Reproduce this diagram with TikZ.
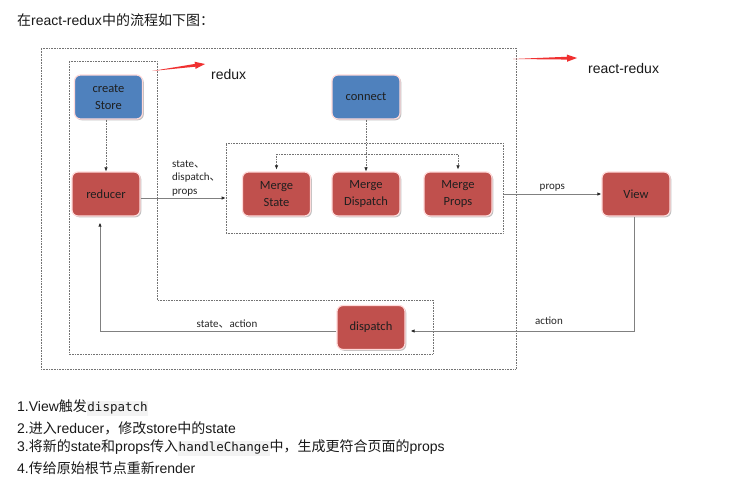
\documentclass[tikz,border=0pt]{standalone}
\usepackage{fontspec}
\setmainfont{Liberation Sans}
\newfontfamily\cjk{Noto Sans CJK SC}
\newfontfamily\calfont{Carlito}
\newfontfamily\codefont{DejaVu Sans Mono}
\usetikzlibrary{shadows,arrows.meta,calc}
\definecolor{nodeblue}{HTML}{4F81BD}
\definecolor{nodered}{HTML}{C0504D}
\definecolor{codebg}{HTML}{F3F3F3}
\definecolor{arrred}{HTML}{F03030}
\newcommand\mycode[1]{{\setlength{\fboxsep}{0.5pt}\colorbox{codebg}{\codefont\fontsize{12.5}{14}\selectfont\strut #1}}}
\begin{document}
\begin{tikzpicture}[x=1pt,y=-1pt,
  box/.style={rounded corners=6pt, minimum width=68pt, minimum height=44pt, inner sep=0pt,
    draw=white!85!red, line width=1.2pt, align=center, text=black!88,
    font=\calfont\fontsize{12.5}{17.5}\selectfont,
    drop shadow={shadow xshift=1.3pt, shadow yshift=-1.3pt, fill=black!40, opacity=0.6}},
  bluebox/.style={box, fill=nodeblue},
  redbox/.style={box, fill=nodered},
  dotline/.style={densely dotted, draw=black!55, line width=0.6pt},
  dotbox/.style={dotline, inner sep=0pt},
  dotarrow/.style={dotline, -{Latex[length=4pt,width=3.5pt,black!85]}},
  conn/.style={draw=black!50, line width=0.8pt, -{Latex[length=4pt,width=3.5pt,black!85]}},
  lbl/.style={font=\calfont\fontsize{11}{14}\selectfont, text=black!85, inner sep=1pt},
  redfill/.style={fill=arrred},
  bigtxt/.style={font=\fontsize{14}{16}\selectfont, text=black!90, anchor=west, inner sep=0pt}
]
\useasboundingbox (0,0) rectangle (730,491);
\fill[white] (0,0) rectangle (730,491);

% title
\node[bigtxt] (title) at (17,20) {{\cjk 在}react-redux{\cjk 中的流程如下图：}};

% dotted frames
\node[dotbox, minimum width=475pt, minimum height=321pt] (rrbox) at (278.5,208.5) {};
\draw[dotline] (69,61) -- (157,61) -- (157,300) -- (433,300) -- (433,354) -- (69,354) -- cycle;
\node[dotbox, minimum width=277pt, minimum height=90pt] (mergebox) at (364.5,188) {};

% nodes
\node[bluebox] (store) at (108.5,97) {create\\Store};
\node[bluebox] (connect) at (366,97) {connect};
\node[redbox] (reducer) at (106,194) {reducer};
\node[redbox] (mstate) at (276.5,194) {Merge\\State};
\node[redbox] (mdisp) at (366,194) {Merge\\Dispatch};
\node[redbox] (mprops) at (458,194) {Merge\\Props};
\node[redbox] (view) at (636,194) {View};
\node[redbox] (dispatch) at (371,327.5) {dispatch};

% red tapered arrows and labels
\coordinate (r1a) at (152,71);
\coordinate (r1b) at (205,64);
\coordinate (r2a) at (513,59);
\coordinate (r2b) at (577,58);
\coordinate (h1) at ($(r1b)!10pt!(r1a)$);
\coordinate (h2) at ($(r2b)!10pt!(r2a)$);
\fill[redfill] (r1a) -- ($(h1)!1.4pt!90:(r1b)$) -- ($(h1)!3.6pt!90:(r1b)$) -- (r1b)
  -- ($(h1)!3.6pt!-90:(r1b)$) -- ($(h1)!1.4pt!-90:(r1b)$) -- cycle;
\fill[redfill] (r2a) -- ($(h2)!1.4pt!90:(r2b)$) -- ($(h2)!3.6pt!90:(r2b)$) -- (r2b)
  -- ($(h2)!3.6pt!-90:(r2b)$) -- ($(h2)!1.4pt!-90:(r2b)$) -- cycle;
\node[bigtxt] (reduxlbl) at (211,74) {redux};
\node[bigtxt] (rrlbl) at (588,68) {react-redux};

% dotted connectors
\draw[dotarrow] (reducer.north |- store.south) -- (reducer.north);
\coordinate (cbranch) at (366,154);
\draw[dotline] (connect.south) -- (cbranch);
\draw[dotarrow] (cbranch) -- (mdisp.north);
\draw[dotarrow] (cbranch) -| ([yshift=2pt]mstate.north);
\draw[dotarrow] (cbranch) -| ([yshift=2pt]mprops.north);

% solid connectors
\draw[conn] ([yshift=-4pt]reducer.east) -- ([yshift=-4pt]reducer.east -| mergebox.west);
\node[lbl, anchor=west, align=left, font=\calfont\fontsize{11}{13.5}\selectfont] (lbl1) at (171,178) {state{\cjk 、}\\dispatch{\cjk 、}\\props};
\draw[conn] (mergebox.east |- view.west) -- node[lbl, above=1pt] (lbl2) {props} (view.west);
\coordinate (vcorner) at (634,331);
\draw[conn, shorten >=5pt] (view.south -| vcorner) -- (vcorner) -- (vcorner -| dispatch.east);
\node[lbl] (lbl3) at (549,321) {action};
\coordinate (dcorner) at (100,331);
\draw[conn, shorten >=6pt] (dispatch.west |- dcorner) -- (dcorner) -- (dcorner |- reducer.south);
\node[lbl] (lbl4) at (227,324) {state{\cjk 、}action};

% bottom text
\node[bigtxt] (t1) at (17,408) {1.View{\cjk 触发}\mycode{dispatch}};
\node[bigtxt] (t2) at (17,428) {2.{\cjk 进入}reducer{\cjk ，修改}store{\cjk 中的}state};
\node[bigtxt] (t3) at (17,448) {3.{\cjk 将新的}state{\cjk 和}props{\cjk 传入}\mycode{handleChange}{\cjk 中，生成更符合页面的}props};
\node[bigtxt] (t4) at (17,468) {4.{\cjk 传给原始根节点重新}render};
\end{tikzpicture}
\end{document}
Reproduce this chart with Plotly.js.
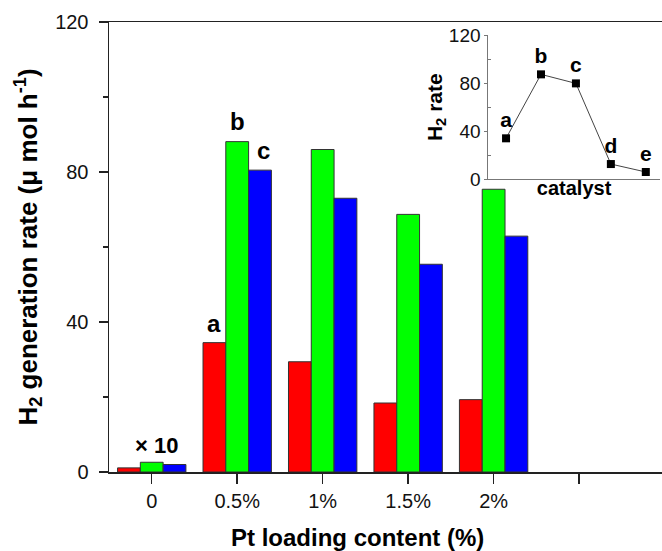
---------------
- _What is asked_:
Omit the pictures. Transcribe every record exactly.

- _Solution to this exercise_:
Reproduce this diagram with TikZ.
\documentclass[tikz,border=0pt]{standalone}
\usepackage{fontspec}
\setmainfont{Liberation Sans}
\newfontfamily\cjk{Noto Sans CJK SC}
\newfontfamily\calfont{Carlito}
\newfontfamily\codefont{DejaVu Sans Mono}
\usetikzlibrary{shadows,arrows.meta,calc}
\definecolor{nodeblue}{HTML}{4F81BD}
\definecolor{nodered}{HTML}{C0504D}
\definecolor{codebg}{HTML}{F3F3F3}
\definecolor{arrred}{HTML}{F03030}
\newcommand\mycode[1]{{\setlength{\fboxsep}{0.5pt}\colorbox{codebg}{\codefont\fontsize{12.5}{14}\selectfont\strut #1}}}
\begin{document}
\begin{tikzpicture}[x=1pt,y=-1pt,
  box/.style={rounded corners=6pt, minimum width=68pt, minimum height=44pt, inner sep=0pt,
    draw=white!85!red, line width=1.2pt, align=center, text=black!88,
    font=\calfont\fontsize{12.5}{17.5}\selectfont,
    drop shadow={shadow xshift=1.3pt, shadow yshift=-1.3pt, fill=black!40, opacity=0.6}},
  bluebox/.style={box, fill=nodeblue},
  redbox/.style={box, fill=nodered},
  dotline/.style={densely dotted, draw=black!55, line width=0.6pt},
  dotbox/.style={dotline, inner sep=0pt},
  dotarrow/.style={dotline, -{Latex[length=4pt,width=3.5pt,black!85]}},
  conn/.style={draw=black!50, line width=0.8pt, -{Latex[length=4pt,width=3.5pt,black!85]}},
  lbl/.style={font=\calfont\fontsize{11}{14}\selectfont, text=black!85, inner sep=1pt},
  redfill/.style={fill=arrred},
  bigtxt/.style={font=\fontsize{14}{16}\selectfont, text=black!90, anchor=west, inner sep=0pt}
]
\useasboundingbox (0,0) rectangle (730,491);
\fill[white] (0,0) rectangle (730,491);

% title
\node[bigtxt] (title) at (17,20) {{\cjk 在}react-redux{\cjk 中的流程如下图：}};

% dotted frames
\node[dotbox, minimum width=475pt, minimum height=321pt] (rrbox) at (278.5,208.5) {};
\draw[dotline] (69,61) -- (157,61) -- (157,300) -- (433,300) -- (433,354) -- (69,354) -- cycle;
\node[dotbox, minimum width=277pt, minimum height=90pt] (mergebox) at (364.5,188) {};

% nodes
\node[bluebox] (store) at (108.5,97) {create\\Store};
\node[bluebox] (connect) at (366,97) {connect};
\node[redbox] (reducer) at (106,194) {reducer};
\node[redbox] (mstate) at (276.5,194) {Merge\\State};
\node[redbox] (mdisp) at (366,194) {Merge\\Dispatch};
\node[redbox] (mprops) at (458,194) {Merge\\Props};
\node[redbox] (view) at (636,194) {View};
\node[redbox] (dispatch) at (371,327.5) {dispatch};

% red tapered arrows and labels
\coordinate (r1a) at (152,71);
\coordinate (r1b) at (205,64);
\coordinate (r2a) at (513,59);
\coordinate (r2b) at (577,58);
\coordinate (h1) at ($(r1b)!10pt!(r1a)$);
\coordinate (h2) at ($(r2b)!10pt!(r2a)$);
\fill[redfill] (r1a) -- ($(h1)!1.4pt!90:(r1b)$) -- ($(h1)!3.6pt!90:(r1b)$) -- (r1b)
  -- ($(h1)!3.6pt!-90:(r1b)$) -- ($(h1)!1.4pt!-90:(r1b)$) -- cycle;
\fill[redfill] (r2a) -- ($(h2)!1.4pt!90:(r2b)$) -- ($(h2)!3.6pt!90:(r2b)$) -- (r2b)
  -- ($(h2)!3.6pt!-90:(r2b)$) -- ($(h2)!1.4pt!-90:(r2b)$) -- cycle;
\node[bigtxt] (reduxlbl) at (211,74) {redux};
\node[bigtxt] (rrlbl) at (588,68) {react-redux};

% dotted connectors
\draw[dotarrow] (reducer.north |- store.south) -- (reducer.north);
\coordinate (cbranch) at (366,154);
\draw[dotline] (connect.south) -- (cbranch);
\draw[dotarrow] (cbranch) -- (mdisp.north);
\draw[dotarrow] (cbranch) -| ([yshift=2pt]mstate.north);
\draw[dotarrow] (cbranch) -| ([yshift=2pt]mprops.north);

% solid connectors
\draw[conn] ([yshift=-4pt]reducer.east) -- ([yshift=-4pt]reducer.east -| mergebox.west);
\node[lbl, anchor=west, align=left, font=\calfont\fontsize{11}{13.5}\selectfont] (lbl1) at (171,178) {state{\cjk 、}\\dispatch{\cjk 、}\\props};
\draw[conn] (mergebox.east |- view.west) -- node[lbl, above=1pt] (lbl2) {props} (view.west);
\coordinate (vcorner) at (634,331);
\draw[conn, shorten >=5pt] (view.south -| vcorner) -- (vcorner) -- (vcorner -| dispatch.east);
\node[lbl] (lbl3) at (549,321) {action};
\coordinate (dcorner) at (100,331);
\draw[conn, shorten >=6pt] (dispatch.west |- dcorner) -- (dcorner) -- (dcorner |- reducer.south);
\node[lbl] (lbl4) at (227,324) {state{\cjk 、}action};

% bottom text
\node[bigtxt] (t1) at (17,408) {1.View{\cjk 触发}\mycode{dispatch}};
\node[bigtxt] (t2) at (17,428) {2.{\cjk 进入}reducer{\cjk ，修改}store{\cjk 中的}state};
\node[bigtxt] (t3) at (17,448) {3.{\cjk 将新的}state{\cjk 和}props{\cjk 传入}\mycode{handleChange}{\cjk 中，生成更符合页面的}props};
\node[bigtxt] (t4) at (17,468) {4.{\cjk 传给原始根节点重新}render};
\end{tikzpicture}
\end{document}
Reproduce this chart with Plotly.js.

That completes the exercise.